Go through the material below and copy each line where the word "code" appears.
··· Data
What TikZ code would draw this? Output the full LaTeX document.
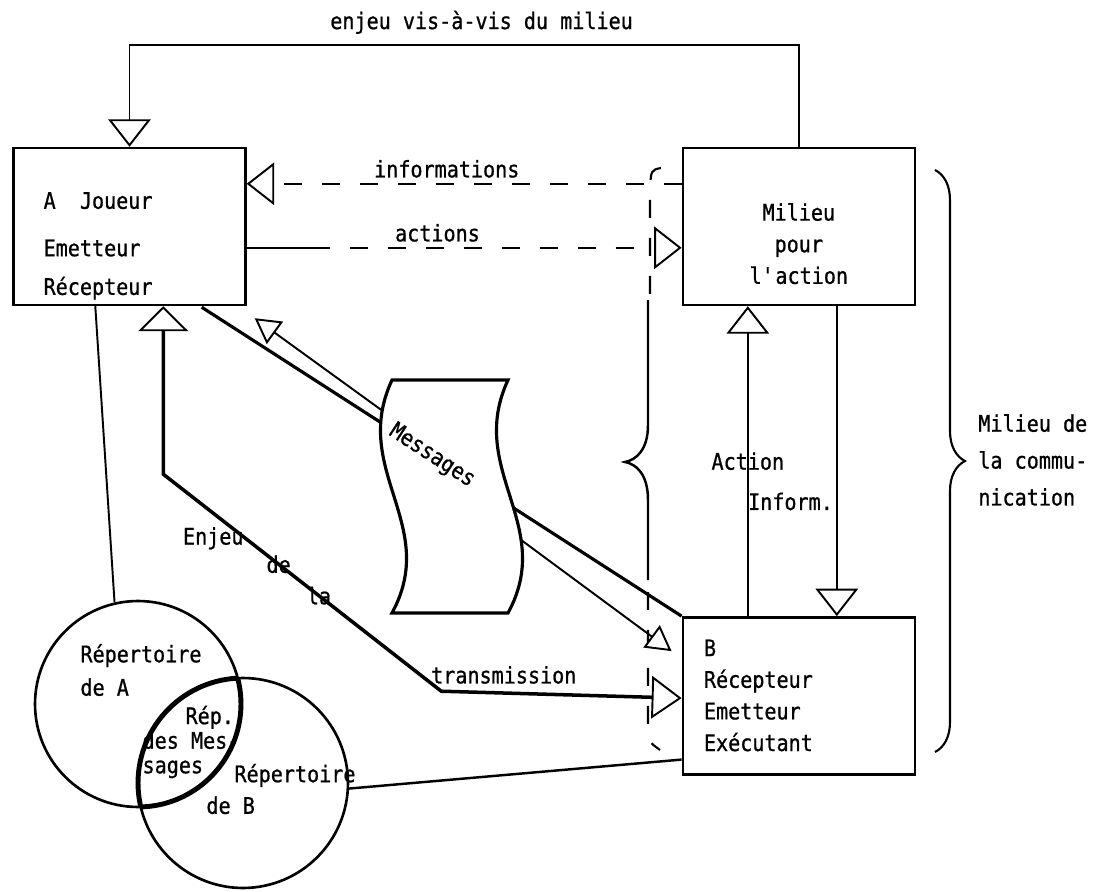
\documentclass[tikz,border=0pt]{standalone}
\usepackage{fontspec}
\newfontfamily\dotfont{DejaVu Sans Mono}[FakeStretch=0.88,FakeBold=0.8]
\usetikzlibrary{arrows.meta,positioning,decorations.pathreplacing}

\begin{document}
\begin{tikzpicture}[x=0.02cm, y=-0.02cm,
      box/.style={draw, line width=1.4pt, minimum width=4.64cm, minimum height=3.14cm, inner sep=0pt},
      txt/.style={font=\dotfont\fontsize{13}{18}\selectfont, inner sep=0pt, align=left},
      circ/.style={draw, circle, line width=1.5pt, inner sep=0pt},
      ln/.style={line width=1.1pt},
      dsh/.style={line width=1.2pt, dash pattern=on 3.6mm off 4mm},
      tri/.style={-{Triangle[fill=white, length=5.5mm, width=8.5mm, line width=1.1pt]}},
      tris/.style={-{Triangle[fill=white, length=5mm, width=5.5mm, line width=1.1pt]}},
      tritwo/.style={{Triangle[fill=white, length=5mm, width=10mm, line width=1.1pt]}-{Triangle[fill=white, length=6mm, width=8.5mm, line width=1.1pt]}}]
    \useasboundingbox (0,0) rectangle (1093,892);
    \node[box] (A) at (129.5,226.5) {};
    \node[box, right=8.7cm of A] (M) {};
    \node[box, below=6.2cm of M] (B) {};
    \node[txt, below right=0.9cm and 0.62cm of A.north west] (Atx) {A~~Joueur\\[9pt]Emetteur\\[4pt]Récepteur};
    \node[txt, align=center, below=1.12cm of M.north] (Mtx) {Milieu\\pour\\l\textquotesingle action};
    \node[txt, below right=0.46cm and 0.44cm of B.north west] (Btx) {B\\Récepteur\\Emetteur\\Exécutant};
    \node[circ, minimum size=4.12cm] (repA) at (138,704) {};
    \node[circ, minimum size=4.2cm] (repB) at (243,783) {};
    \begin{scope}
      \clip (repB.center) circle (2.1cm);
      \draw[line width=2.8pt] (repA.center) circle (2.06cm);
    \end{scope}
    \begin{scope}
      \clip (repA.center) circle (2.06cm);
      \draw[line width=2.8pt] (repB.center) circle (2.1cm);
    \end{scope}
    \node[txt] (repAtx) at ([shift={(3,-34)}]repA.center) {Répertoire\\[1pt]de A};
    \node[txt] (lens) at (191,742) {\hspace*{8.6mm}Rép.\\[-4pt]des Mes-\\[-4pt]sages};
    \node[txt] (repBtx) at ([shift={(38,6)}]repB.center) {\hspace*{5.6mm}Répertoire\\de B};
    \node[txt, anchor=west] (milcom) at (978,460) {Milieu de\\[3pt]la commu-\\[3pt]nication};
    \coordinate (a0) at ([shift={(-51,0)}]B.north);
    \coordinate (d0) at ([shift={(38,0)}]M.south);
    \draw[dsh] (661,168) .. controls (651,170) .. (650,190) -- (650,298);
    \draw[line width=1.4pt] (648,300) -- (648,425) .. controls (648,450) and (636,460) .. (625,462)
      .. controls (636,464) and (648,474) .. (648,500) -- (648,580);
    \draw[dsh] (648,592) -- (648,728) .. controls (649,742) .. (660,750);
    \draw[line width=1.2pt, decorate, decoration={brace, amplitude=0.6cm}] (935,170) -- (935,752);
    \draw[ln, tri] (M.north) -- ++(0,-102) -| node[txt, pos=.237, above=2mm] (enjmil) {enjeu vis-à-vis du milieu} (A.north);
    \draw[dsh, tri] ([shift={(0,37)}]M.north west) -- node[txt, pos=.54, above=1mm] (inf) {informations} ([shift={(0,37)}]A.north east);
    \draw[ln] ([shift={(0,101)}]A.north east) -- ([shift={(65,101)}]A.north east);
    \draw[dsh, tri] ([shift={(65,101)}]A.north east) -- node[txt, pos=.34, above=1mm] (act) {actions} ([shift={(0,101)}]M.north west);
    \draw[ln, tri] (a0) -- node[txt] (actn) {Action} (a0 |- M.south);
    \draw[ln, tri] (d0) -- node[txt, pos=.63, left=0.6mm] (infm) {Inform.} (d0 |- B.north);
    \draw[line width=1.8pt] ([shift={(-45,1)}]A.south east) -- (B.north west);
    \draw[ln, tris] (420,438) -- ([shift={(8,12)}]A.south east);
    \draw[ln, tris] (490,517) -- ([shift={(-10,35)}]B.north west);
    \draw[line width=1.8pt, fill=white] (392,380) -- (508,380) .. controls (466,470) and (556,525) .. (508,613)
      -- (392,613) .. controls (440,525) and (350,470) .. (392,380) -- cycle;
    \node[txt, rotate=-33] (msg) at (432,456) {Messages};
    \draw[line width=2pt, tritwo] ([shift={(151,0)}]A.south west) -- ++(0,168)
      -- node[txt, pos=.295, anchor=east] (enj) {Enjeu} node[txt, pos=.415] (enjde) {de} node[txt, pos=.56] (enjla) {la} ++(278,217)
      -- node[txt, pos=.26, above=1.5mm] (transm) {transmission} ([shift={(0,82)}]B.north west);
    \draw[ln] ([shift={(83,0)}]A.south west) -- (repA.103);
    \draw[line width=1.4pt] ([shift={(0,-16)}]B.south west) -- (repB.-3);
  \end{tikzpicture}
\end{document}
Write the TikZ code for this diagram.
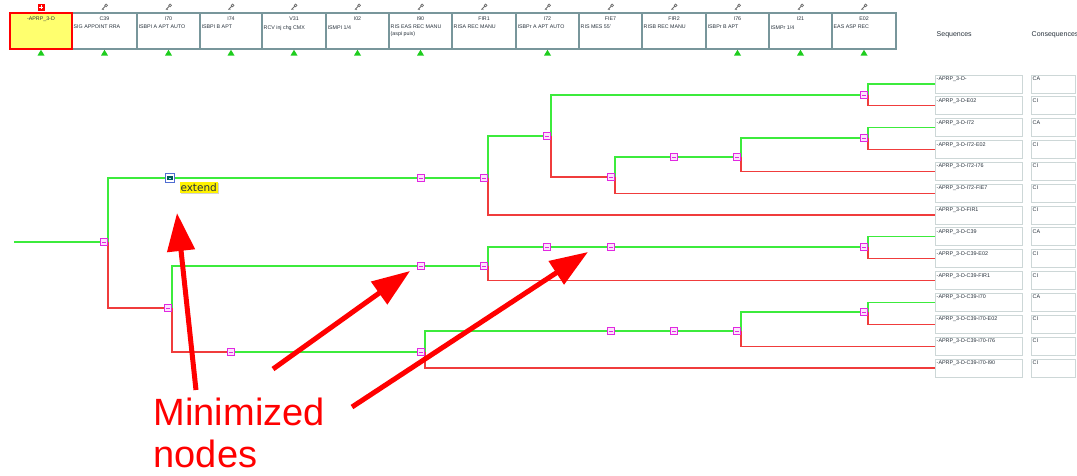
······
• Exercise answer
What TikZ code would draw this? Output the full LaTeX document.
Write the TikZ code for this diagram.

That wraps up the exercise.